Scores of avid Potter fans chatted wildly, trying to pass the seven minutes, and one second precisely until the shop would open its doors allowing them to become some of the first people to read the latest instalment in J K Rowling’s runaway success story of the adventures of the young magician, Harry Potter.
The 100-strong crowd held an orderly, civilised queue.
There was no pushing and no shouting: the only noise was of late-night drinkers wandering past, having been ejected from their local pub, who asked in drunken bemusement what all of these people were doing.
But many were too transfixed by the changing of the shop window signs from ‘Coming Soon’ to ‘Out Now!’
The queue was mainly made up of families, with children in their bedclothes.
To the onlooker, it seemed that such a union these days could only be realised by a promotion-packed book launch campaign.
Less than one minute to go, and the excitement was almost visible in the air.
Eleven-year-old Daniel Warhan and his grandmother were first in line.
“I arrived at 6pm, and Daniel and his mum joined me later. I hope I didn’t look like a hooker,” his grandmother laughed.
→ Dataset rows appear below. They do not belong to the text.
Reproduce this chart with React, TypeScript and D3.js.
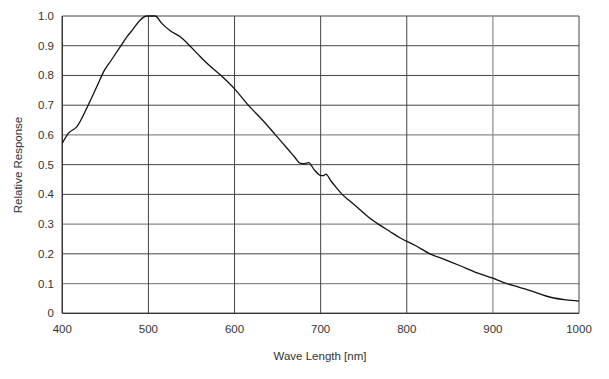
import React from "react";
import * as d3 from "d3";

const wavelengths = [400, 407, 417, 430, 440, 449, 457, 467, 475, 482, 490, 498, 508, 515, 525, 537, 548, 558, 568, 585, 600, 616, 634, 647, 661, 670, 676, 681, 686, 692, 699, 703, 706, 712, 719, 725, 735, 745, 755, 767, 780, 792, 810, 827, 845, 862, 880, 900, 912, 930, 947, 967, 985, 1000];
const response = [0.572, 0.605, 0.628, 0.70, 0.762, 0.818, 0.852, 0.895, 0.93, 0.955, 0.985, 1.0, 1.0, 0.977, 0.951, 0.93, 0.90, 0.87, 0.841, 0.798, 0.755, 0.70, 0.645, 0.602, 0.555, 0.525, 0.505, 0.503, 0.507, 0.485, 0.465, 0.463, 0.468, 0.445, 0.42, 0.40, 0.375, 0.35, 0.325, 0.30, 0.276, 0.254, 0.228, 0.20, 0.18, 0.16, 0.138, 0.118, 0.104, 0.088, 0.073, 0.054, 0.045, 0.041];
const xTicks = [400, 500, 600, 700, 800, 900, 1000];
const yTicks = [0, 0.1, 0.2, 0.3, 0.4, 0.5, 0.6, 0.7, 0.8, 0.9, 1.0];
const yTickLabels = ["0", "0.1", "0.2", "0.3", "0.4", "0.5", "0.6", "0.7", "0.8", "0.9", "1.0"];
const lightY = [0.1, 0.3, 0.6];
const lightX = [900];

export default function App() {
  const W = 609, H = 379;
  const x = d3.scaleLinear().domain([400, 1000]).range([62.3, 579]);
  const y = d3.scaleLinear().domain([0, 1]).range([313.3, 16]);
  const pts = wavelengths.map((w, i) => [w, response[i]] as [number, number]);
  const line = d3.line<[number, number]>().x(d => x(d[0])).y(d => y(d[1])).curve(d3.curveMonotoneX);
  const font = "'Liberation Sans', Arial, sans-serif";
  return (
    <svg width={W} height={H} style={{ position: "absolute", left: 0, top: 0, background: "#fff" }} fontFamily={font}>
      {yTicks.map((t, i) => (
        <line key={"h" + i} x1={x(400)} x2={x(1000)} y1={y(t)} y2={y(t)}
          stroke={lightY.includes(t) ? "#8a8a8a" : "#444"} strokeWidth={lightY.includes(t) ? 1.2 : 1} />
      ))}
      {xTicks.map((t, i) => (
        <line key={"v" + i} x1={x(t)} x2={x(t)} y1={y(0)} y2={y(1)}
          stroke={lightX.includes(t) ? "#8a8a8a" : "#444"} strokeWidth={lightX.includes(t) ? 1.2 : 1} />
      ))}
      <line x1={x(400)} x2={x(1000)} y1={y(0)} y2={y(0)} stroke="#333" strokeWidth={1.3} />
      <line x1={x(400)} x2={x(400)} y1={y(0)} y2={y(1)} stroke="#333" strokeWidth={1.3} />
      <path d={line(pts) || ""} fill="none" stroke="#111" strokeWidth={1.3} />
      {yTicks.map((t, i) => (
        <text key={"yl" + i} x={54} y={y(t)} dy="0.35em" textAnchor="end" fontSize={11.5} fill="#333">{yTickLabels[i]}</text>
      ))}
      {xTicks.map((t, i) => (
        <text key={"xl" + i} x={x(t)} y={329} dy="0.35em" textAnchor="middle" fontSize={11.5} fill="#333">{t}</text>
      ))}
      <text x={320} y={356} dy="0.35em" textAnchor="middle" fontSize={11.5} fill="#333">Wave Length [nm]</text>
      <text transform={`translate(18,165) rotate(-90)`} dy="0.35em" textAnchor="middle" fontSize={11.5} fill="#333">Relative Response</text>
    </svg>
  );
}
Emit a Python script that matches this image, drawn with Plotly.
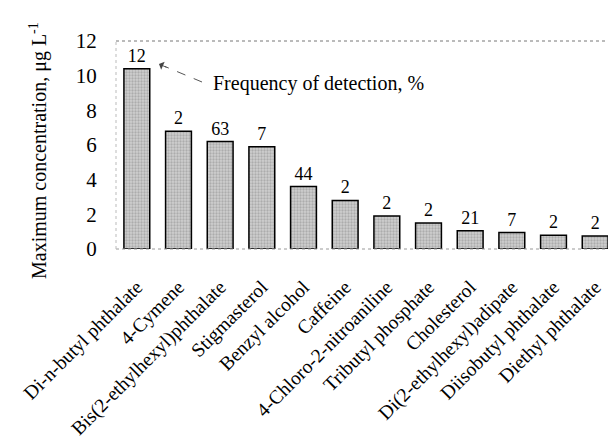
import plotly.graph_objects as go

compounds = [
    "Di-n-butyl phthalate", "4-Cymene", "Bis(2-ethylhexyl)phthalate", "Stigmasterol",
    "Benzyl alcohol", "Caffeine", "4-Chloro-2-nitroaniline", "Tributyl phosphate",
    "Cholesterol", "Di(2-ethylhexyl)adipate", "Diisobutyl phthalate", "Diethyl phthalate",
]
max_conc = [10.4, 6.8, 6.2, 5.9, 3.6, 2.8, 1.9, 1.5, 1.05, 0.95, 0.8, 0.75]
frequency = [12, 2, 63, 7, 44, 2, 2, 2, 21, 7, 2, 2]
y_ticks = [0, 2, 4, 6, 8, 10, 12]

FONT = "Liberation Serif"

# page body has an 8px default margin -> figure is 608x431 placed at (8, 8)
W, H = 608, 431
ML, MR, MT, MB = 108, 0, 33, 190
PW, PH = W - ML - MR, H - MT - MB


def px(x_abs):
    return (x_abs - 8 - ML) / PW


def py(y_abs):
    return 1 - (y_abs - 8 - MT) / PH


fig = go.Figure()
fig.add_trace(go.Bar(
    x=compounds,
    y=max_conc,
    text=[str(f) for f in frequency],
    textposition="outside",
    textfont=dict(family=FONT, size=18, color="black"),
    cliponaxis=False,
    marker=dict(
        color="#c4c4c4",
        line=dict(color="black", width=1.5),
        pattern=dict(shape=".", fgcolor="#8a8a8a", bgcolor="#cfcfcf", size=3, solidity=0.45),
    ),
    width=0.62,
))

tail = (202, 82)
head = (159, 64)

fig.update_layout(
    width=W, height=H,
    margin=dict(l=ML, r=MR, t=MT, b=MB, autoexpand=False),
    paper_bgcolor="white", plot_bgcolor="white",
    showlegend=False,
    font=dict(family=FONT, color="black"),
    xaxis=dict(
        tickangle=-45,
        tickfont=dict(family=FONT, size=19.5, color="black"),
        showgrid=False, showline=False, zeroline=False, automargin=False,
        ticks="outside", ticklen=18, tickcolor="rgba(0,0,0,0)",
    ),
    yaxis=dict(
        range=[0, 12],
        tickvals=y_ticks,
        tickfont=dict(family=FONT, size=21, color="black"),
        showgrid=False, showline=False, zeroline=False, automargin=False,
        ticks="outside", ticklen=14, tickcolor="rgba(0,0,0,0)",
    ),
    shapes=[
        dict(type="line", xref="paper", yref="paper", x0=0, x1=1, y0=1, y1=1,
             line=dict(color="#777", width=1, dash="dot")),
        dict(type="line", xref="paper", yref="paper", x0=0, x1=1, y0=0, y1=0,
             line=dict(color="#999", width=1, dash="dot")),
        dict(type="line", xref="paper", yref="paper", x0=0, x1=0, y0=0, y1=1,
             line=dict(color="#bbb", width=1, dash="dot")),
        dict(type="line", xref="paper", yref="paper",
             x0=px(tail[0]), y0=py(tail[1]), x1=px(head[0] + 6), y1=py(head[1] + 2.5),
             line=dict(color="#555", width=1, dash="dash")),
    ],
    annotations=[
        dict(text="Maximum concentration, μg L<sup>-1</sup>", xref="paper", yref="paper",
             x=px(38), y=py(151), textangle=-90, showarrow=False,
             font=dict(family=FONT, size=20, color="black"), xanchor="center", yanchor="middle"),
        dict(text="Frequency of detection, %", xref="paper", yref="paper",
             x=px(211), y=py(84), xanchor="left", yanchor="middle", showarrow=False,
             font=dict(family=FONT, size=20, color="black")),
        dict(text="", xref="paper", yref="paper", x=px(head[0]), y=py(head[1]),
             showarrow=True, ax=9, ay=4, arrowhead=1, arrowsize=1.6,
             arrowwidth=0.9, arrowcolor="#444"),
    ],
)

fig.write_html("out.html")
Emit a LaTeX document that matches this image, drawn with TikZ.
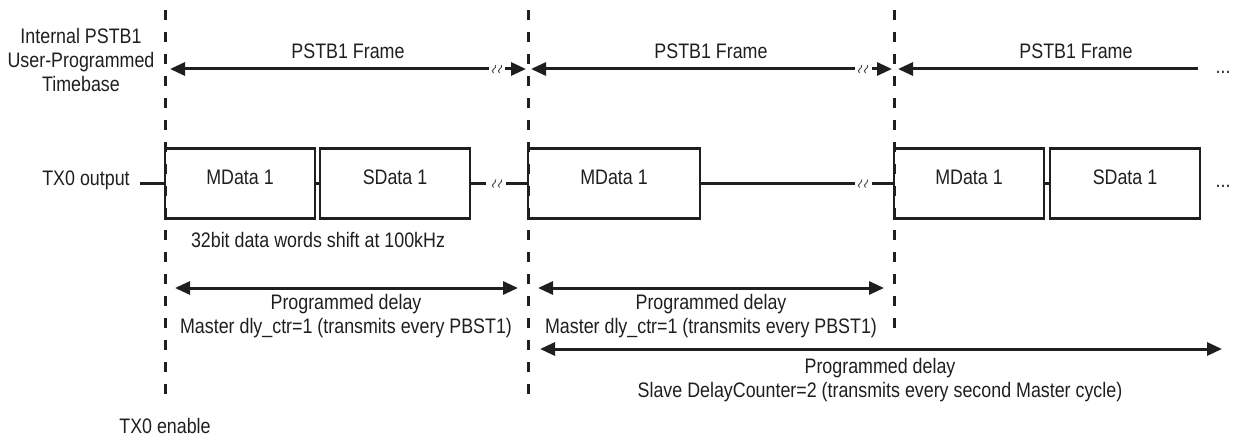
\documentclass[tikz,border=0pt]{standalone}
\usepackage{fontspec}
\setmainfont{Liberation Sans}[FakeStretch=0.85]
\usetikzlibrary{arrows.meta}
\definecolor{ink}{gray}{0.12}
\tikzset{
  lbl/.style={font=\fontsize{21}{24}\selectfont, inner sep=0pt, align=center, text=ink},
  dline/.style={draw=ink, line width=3pt, dash pattern=on 10pt off 12pt},
  arr/.style={draw=ink, line width=3pt, -{Triangle[length=15pt,width=13pt]}},
  darr/.style={draw=ink, line width=3pt, {Triangle[length=15pt,width=13pt]}-{Triangle[length=15pt,width=13pt]}},
  databox/.style={draw=ink, line width=2.5pt, minimum height=70pt, inner sep=0pt,
    font=\fontsize{21}{24}\selectfont, text=ink, text height=15pt, text depth=12pt},
  wire/.style={draw=ink, line width=2.5pt},
  brkmark/.pic={
    \draw[black!70, line width=1pt] (-3.5,4) .. controls (-7.5,0.5) and (0.5,-0.5) .. (-1.5,-4);
    \draw[black!70, line width=1pt] (2.5,4) .. controls (-1.5,0.5) and (6.5,-0.5) .. (4.5,-4);
  }
}
\begin{document}
\begin{tikzpicture}[x=1pt,y=-1pt]
\useasboundingbox (0,0) rectangle (1233,438);

% dashed time markers
\coordinate (d1t) at (165,10);  \coordinate (d1b) at (165,400);
\coordinate (d2t) at (528,10);  \coordinate (d2b) at (528,400);
\coordinate (d3t) at (894,10);  \coordinate (d3b) at (894,338);
\draw[dline] (d1t) -- (d1b);
\draw[dline] (d2t) -- (d2b);
\draw[dline] (d3t) -- (d3b);

% left labels
\node[lbl] (tb) at (81,60) {Internal PSTB1\\User-Programmed\\Timebase};
\node[lbl, anchor=base] (txo) at (86,186) {TX0 output};
\node[lbl, anchor=base] (txe) at (165,433) {TX0 enable};

% frame arrows
\node[lbl, anchor=base] (fr1) at (348,59) {PSTB1 Frame};
\node[lbl, anchor=base] (fr2) at (711,59) {PSTB1 Frame};
\node[lbl, anchor=base] (fr3) at (1076,59) {PSTB1 Frame};

\coordinate (f1a) at (170,69); \coordinate (f1l) at (489,69);
\coordinate (f1r) at (505,69); \coordinate (f1b) at (526,69);
\coordinate (f1k) at (497,69);
\draw[arr] (f1l) -- (f1a);
\draw[arr] (f1r) -- (f1b);
\pic at (f1k) {brkmark};

\coordinate (f2a) at (531,69); \coordinate (f2l) at (855,69);
\coordinate (f2r) at (872,69); \coordinate (f2b) at (892,69);
\coordinate (f2k) at (863,69);
\draw[arr] (f2l) -- (f2a);
\draw[arr] (f2r) -- (f2b);
\pic at (f2k) {brkmark};

\coordinate (f3a) at (898,69); \coordinate (f3l) at (1198,69);
\draw[arr] (f3l) -- (f3a);
\node[lbl, anchor=base] (dots1) at (1223,74) {...};

% data row
\node[databox, minimum width=150pt] (m1) at (240,183.5) {MData 1};
\node[databox, minimum width=150pt] (s1) at (395,183.5) {SData 1};
\node[databox, minimum width=172pt] (m2) at (614,183.5) {MData 1};
\node[databox, minimum width=150pt] (m3) at (969,183.5) {MData 1};
\node[databox, minimum width=150pt] (s3) at (1125,183.5) {SData 1};
\node[lbl, anchor=base] (dots2) at (1223,188) {...};

\coordinate (w0) at (140,183.5);
\coordinate (k1) at (497,183.5);
\coordinate (k2) at (863,183.5);
\draw[wire] (w0) -- (m1.west);
\draw[wire] (m1.east) -- (s1.west);
\draw[wire] (s1.east) -- ([xshift=-11pt]k1);
\draw[wire] ([xshift=9pt]k1) -- (m2.west);
\pic at (k1) {brkmark};
\draw[wire] (m2.east) -- ([xshift=-8pt]k2);
\draw[wire] ([xshift=9pt]k2) -- (m3.west);
\pic at (k2) {brkmark};
\draw[wire] (m3.east) -- (s3.west);

\node[lbl] (note) at (318,240) {32bit data words shift at 100kHz};

% delay arrows
\coordinate (p1a) at (175,288); \coordinate (p1b) at (518,288);
\draw[darr] (p1a) -- (p1b);
\node[lbl] (pd1) at (346,316) {Programmed delay\\Master dly\_ctr=1 (transmits every PBST1)};

\coordinate (p2a) at (538,288); \coordinate (p2b) at (884,288);
\draw[darr] (p2a) -- (p2b);
\node[lbl] (pd2) at (711,316) {Programmed delay\\Master dly\_ctr=1 (transmits every PBST1)};

\coordinate (p3a) at (540,349); \coordinate (p3b) at (1222,349);
\draw[darr] (p3a) -- (p3b);
\node[lbl] (pd3) at (880,380) {Programmed delay\\Slave DelayCounter=2 (transmits every second Master cycle)};
\end{tikzpicture}
\end{document}
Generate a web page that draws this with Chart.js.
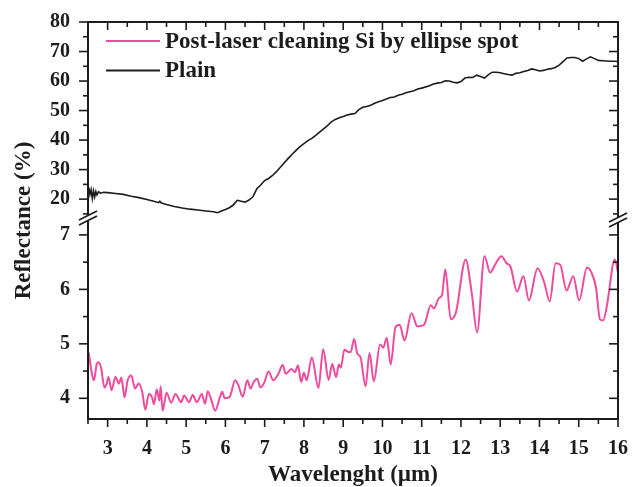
<!DOCTYPE html>
<html>
<head>
<meta charset="utf-8">
<script src="https://cdn.jsdelivr.net/npm/chart.js@4/dist/chart.umd.min.js"></script>
<style>
  html, body { margin: 0; padding: 0; background: #fff; }
</style>
</head>
<body>
<canvas id="chart" width="638" height="487"></canvas>
<script>
// Plain Si (upper panel, %)
const plainX = [2.52, 2.55, 2.58, 2.61, 2.64, 2.67, 2.70, 2.73, 2.77, 2.82, 2.9, 3.0, 3.2, 3.4, 3.6, 3.8, 4.0, 4.2, 4.3, 4.33, 4.37, 4.5, 4.7, 4.9, 5.1, 5.3, 5.5, 5.7, 5.8, 5.9, 6.0, 6.1, 6.2, 6.3, 6.4, 6.5, 6.6, 6.7, 6.8, 6.9, 7.0, 7.1, 7.2, 7.3, 7.4, 7.5, 7.6, 7.7, 7.8, 7.9, 8.0, 8.1, 8.2, 8.3, 8.4, 8.5, 8.6, 8.7, 8.8, 8.9, 9.0, 9.1, 9.2, 9.3, 9.4, 9.5, 9.6, 9.7, 9.8, 9.9, 10.0, 10.1, 10.2, 10.3, 10.4, 10.5, 10.6, 10.7, 10.8, 10.9, 11.0, 11.2, 11.3, 11.4, 11.5, 11.6, 11.7, 11.8, 11.9, 12.0, 12.1, 12.2, 12.3, 12.4, 12.5, 12.6, 12.7, 12.8, 12.9, 13.0, 13.1, 13.2, 13.3, 13.4, 13.5, 13.6, 13.7, 13.8, 13.9, 14.0, 14.1, 14.2, 14.3, 14.4, 14.5, 14.6, 14.7, 14.8, 14.9, 15.0, 15.1, 15.2, 15.3, 15.4, 15.5, 15.6, 15.7, 15.8, 15.9, 16.0];
const plainY = [24.0, 21.5, 23.2, 20.2, 22.8, 20.8, 22.6, 21.4, 22.5, 22.0, 22.3, 22.2, 21.9, 21.6, 21.0, 20.5, 19.9, 19.2, 18.8, 19.3, 18.7, 18.2, 17.5, 17.0, 16.6, 16.3, 16.0, 15.7, 15.4, 16.0, 16.5, 17.1, 18.0, 19.6, 19.3, 19.0, 19.7, 20.8, 23.5, 24.8, 26.3, 27.0, 28.0, 29.3, 30.8, 32.3, 33.8, 35.2, 36.5, 37.8, 38.8, 39.8, 40.6, 41.6, 42.7, 43.8, 44.9, 46.2, 47.0, 47.6, 48.0, 48.5, 48.8, 49.0, 50.3, 51.1, 51.4, 51.8, 52.5, 53.0, 53.4, 53.9, 54.4, 54.6, 55.2, 55.5, 56.0, 56.4, 56.7, 57.3, 57.6, 58.4, 59.0, 59.3, 59.5, 60.1, 60.0, 59.6, 59.4, 59.8, 61.0, 61.3, 61.2, 62.0, 61.5, 61.0, 62.2, 63.0, 63.0, 62.8, 62.5, 62.2, 62.0, 62.6, 62.8, 63.2, 63.6, 64.1, 63.8, 63.4, 63.6, 64.0, 64.2, 64.6, 65.4, 66.6, 67.8, 68.0, 68.0, 67.6, 66.7, 67.5, 68.2, 67.6, 67.0, 66.9, 66.8, 66.7, 66.7, 66.6];

// Post-laser cleaning (lower panel, %)
const cleanX = [2.52, 2.6, 2.65, 2.72, 2.76, 2.83, 2.92, 2.97, 3.02, 3.1, 3.2, 3.29, 3.35, 3.43, 3.51, 3.6, 3.7, 3.79, 3.88, 3.96, 4.05, 4.13, 4.18, 4.25, 4.32, 4.35, 4.4, 4.5, 4.62, 4.73, 4.87, 4.95, 5.07, 5.17, 5.27, 5.4, 5.48, 5.55, 5.64, 5.74, 5.86, 5.92, 5.98, 6.11, 6.25, 6.33, 6.44, 6.56, 6.64, 6.72, 6.81, 6.89, 6.98, 7.1, 7.22, 7.35, 7.46, 7.54, 7.68, 7.77, 7.85, 7.93, 8.0, 8.07, 8.2, 8.37, 8.49, 8.63, 8.72, 8.82, 8.89, 8.94, 9.03, 9.14, 9.19, 9.28, 9.36, 9.44, 9.57, 9.67, 9.78, 9.94, 10.02, 10.11, 10.21, 10.33, 10.44, 10.56, 10.74, 10.89, 11.06, 11.23, 11.31, 11.44, 11.52, 11.6, 11.74, 11.87, 12.12, 12.28, 12.41, 12.6, 12.74, 12.89, 13.03, 13.16, 13.26, 13.43, 13.59, 13.73, 13.95, 14.12, 14.26, 14.41, 14.53, 14.69, 14.86, 15.01, 15.21, 15.33, 15.44, 15.54, 15.62, 15.71, 15.92, 16.0];
const cleanY = [4.84, 4.45, 4.33, 4.62, 4.66, 4.57, 4.2, 4.25, 4.39, 4.15, 4.39, 4.27, 4.38, 4.02, 4.33, 4.42, 4.18, 4.27, 4.12, 3.79, 4.08, 4.02, 3.89, 4.16, 3.96, 4.22, 3.77, 4.1, 3.92, 4.08, 3.93, 4.05, 3.93, 4.06, 3.93, 4.08, 3.9, 4.13, 3.97, 3.77, 4.02, 4.12, 4.0, 4.03, 4.33, 4.24, 4.03, 4.33, 4.18, 4.3, 4.36, 4.2, 4.27, 4.49, 4.33, 4.45, 4.61, 4.45, 4.54, 4.48, 4.6, 4.3, 4.47, 4.33, 4.75, 4.19, 4.9, 4.34, 4.63, 4.39, 4.62, 4.56, 4.89, 4.85, 4.85, 5.09, 4.82, 4.76, 4.22, 4.83, 4.31, 4.99, 4.93, 5.11, 4.62, 5.3, 5.35, 5.06, 5.56, 5.32, 5.35, 5.71, 5.65, 5.84, 5.9, 6.37, 5.45, 5.57, 6.55, 5.9, 5.21, 6.61, 6.31, 6.48, 6.61, 6.48, 6.42, 5.96, 6.24, 5.8, 6.39, 6.13, 5.78, 6.48, 6.45, 5.98, 6.24, 5.8, 6.4, 6.3, 6.03, 5.45, 5.43, 5.67, 6.55, 6.31];

// tick labels
const xTicks = [3, 4, 5, 6, 7, 8, 9, 10, 11, 12, 13, 14, 15, 16];
const upperTicks = [20, 30, 40, 50, 60, 70, 80];
const lowerTicks = [4, 5, 6, 7];

const PINK = '#ee4c9c';
const INK = '#1c1c1c';
const SERIF = "'Liberation Serif', 'Times New Roman', serif";
const tickFont = { family: SERIF, size: 20, weight: 'bold' };

const pts = (xs, ys) => xs.map((x, i) => ({ x: x, y: ys[i] }));

// frame, tick marks, axis breaks, titles and legend
const decor = {
  id: 'decor',
  afterDraw(chart) {
    const { ctx, chartArea: a, scales } = chart;
    const line = (x1, y1, x2, y2) => { ctx.beginPath(); ctx.moveTo(x1, y1); ctx.lineTo(x2, y2); ctx.stroke(); };
    ctx.save();
    ctx.strokeStyle = INK;
    ctx.lineWidth = 2;
    ctx.strokeRect(a.left, a.top, a.right - a.left, a.bottom - a.top);

    ctx.lineWidth = 1.6;
    // x ticks: bottom outward, top inward
    for (let v = 2.5; v <= 16; v += 0.5) {
      const x = scales.x.getPixelForValue(v);
      const len = Number.isInteger(v) ? 8 : 5;
      line(x, a.bottom, x, a.bottom + len);
      line(x, a.top, x, a.top + len);
    }
    // y ticks: left outward, right inward
    const yTicks = (scale, majors, step) => {
      majors.forEach(v => {
        [v, v - step / 2].forEach((t, k) => {
          if (t < scale.min || t > scale.max) return;
          const y = scale.getPixelForValue(t);
          const len = k === 0 ? 9 : 5;
          line(a.left - len, y, a.left, y);
          line(a.right - len, y, a.right, y);
        });
      });
    };
    yTicks(scales.yTop, upperTicks, 10);
    yTicks(scales.yBot, lowerTicks, 1);

    // axis breaks
    const yb = scales.yTop.bottom;
    const brk = (cx, cy) => {
      ctx.fillStyle = '#fff';
      ctx.beginPath();
      ctx.moveTo(cx - 9, cy + 2); ctx.lineTo(cx + 9, cy - 7);
      ctx.lineTo(cx + 9, cy - 2); ctx.lineTo(cx - 9, cy + 7);
      ctx.closePath(); ctx.fill();
      ctx.lineWidth = 1.8;
      line(cx - 9, cy + 2, cx + 9, cy - 7);
      line(cx - 9, cy + 7, cx + 9, cy - 2);
    };
    brk(a.left, yb);
    brk(a.right, yb + 2);

    // axis titles
    ctx.fillStyle = INK;
    ctx.font = "bold 23px " + SERIF;
    ctx.textAlign = 'center';
    ctx.textBaseline = 'middle';
    ctx.fillText('Wavelenght (\u00b5m)', (a.left + a.right) / 2, 475);
    ctx.save();
    ctx.translate(24, (a.top + a.bottom) / 2);
    ctx.rotate(-Math.PI / 2);
    ctx.fillText('Reflectance (%)', 0, 0);
    ctx.restore();

    // legend
    ctx.font = "bold 23px " + SERIF;
    ctx.textAlign = 'left';
    chart.data.datasets.forEach((ds, i) => {
      const y = 41 + i * 29.5;
      ctx.strokeStyle = ds.borderColor;
      ctx.lineWidth = 2;
      line(106, y, 160, y);
      ctx.fillStyle = INK;
      ctx.fillText(ds.label, 165, y + 1);
    });
    ctx.restore();
  }
};

new Chart(document.getElementById('chart'), {
  type: 'line',
  data: {
    datasets: [
      {
        label: 'Post-laser cleaning Si by ellipse spot',
        data: pts(cleanX, cleanY),
        yAxisID: 'yBot',
        borderColor: PINK,
        borderWidth: 2,
        pointRadius: 0,
        cubicInterpolationMode: 'monotone'
      },
      {
        label: 'Plain',
        data: pts(plainX, plainY),
        yAxisID: 'yTop',
        borderColor: INK,
        borderWidth: 1.6,
        pointRadius: 0,
        tension: 0
      }
    ]
  },
  options: {
    responsive: false,
    animation: false,
    layout: { padding: { top: 18, right: 10, left: 0, bottom: 0 } },
    plugins: { legend: { display: false }, tooltip: { enabled: false } },
    scales: {
      x: {
        type: 'linear',
        min: 2.5,
        max: 16,
        grid: { display: false },
        border: { display: false },
        afterBuildTicks: s => { s.ticks = xTicks.map(v => ({ value: v })); },
        afterFit: s => { s.height = 68; },
        ticks: { font: tickFont, color: INK, padding: 10, maxRotation: 0, autoSkip: false }
      },
      // left boxes stack in reverse order, so the lower panel comes first
      yBot: {
        type: 'linear',
        position: 'left',
        stack: 'y',
        stackWeight: 203,
        min: 3.62,
        max: 7.31,
        grid: { display: false },
        border: { display: false },
        afterBuildTicks: s => { s.ticks = lowerTicks.map(v => ({ value: v })); },
        afterFit: s => { s.width = 88; },
        ticks: { font: tickFont, color: INK, padding: 10, autoSkip: false }
      },
      yTop: {
        type: 'linear',
        position: 'left',
        stack: 'y',
        stackWeight: 198,
        min: 13.6,
        max: 80,
        grid: { display: false },
        border: { display: false },
        afterBuildTicks: s => { s.ticks = upperTicks.map(v => ({ value: v })); },
        afterFit: s => { s.width = 88; },
        ticks: { font: tickFont, color: INK, padding: 10, autoSkip: false }
      }
    }
  },
  plugins: [decor]
});
</script>
</body>
</html>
“Everyone was looking at me standing there by myself” she said, admitting she was not really a fan of the books.
Suddenly, the town clock chimed midnight, the doors were unlocked and a cheer rose from the crowd. They began to pour in, in small groups, but remaining civilised and considerate.
Shortly after, a broadly-grinning Daniel and his rather weary looking grandmother emerged. The long wait had obviously paid off for at least one person, even though he could have had it delivered the next morning had he ordered it over the Internet.
“It feels great to own it,” Daniel said, before explaining why he wasn’t interested in waiting to find it on the doormat the following morning.
“I’m going to read it all tonight!”
His grandmother groaned audibly.
“Hagrid is the one who dies,” Daniel told me breathlessly.
“But he could remain at Hogwarts as a ghost. I’ll have to read it now and find out!”
The crowd came and went with no obvious problems. “I expected this kind of crowd,” a security guard said.
“We only let groups of 40 people in at a time for safety reasons. Any more than that and it would be too crowded, and there were only five staff to deal with them.”
The guard added he was impressed by the crowd’s civilised manner.
Inside the shop, a whole wall unit was dedicated to previous editions of the Harry Potter series, with another unit dedicated solely to the latest in both adult and children’s editions stocked.
There was also a small supermarket of wizard-related merchandise, tieing in with both the Harry Potter books and the movies.
The store manager, Donna, said she had ordered a thousand copies for the opening night.
“I started my shift at 5pm and finish at 1am,” she said.
“The books were delivered earlier today under high security. That was fun. We had to sign a company contract on how to treat the book – we weren’t allowed to read it!”
So which sold better? The book for adults or the book for children?
“We’ve sold more of the kids’ edition, but we ordered equal amounts of each in,” Donna said.
“The only reason there are two different versions is if adults are reading it in public, they can feel embarrassed by the children’s cover. There’s no difference in content though.”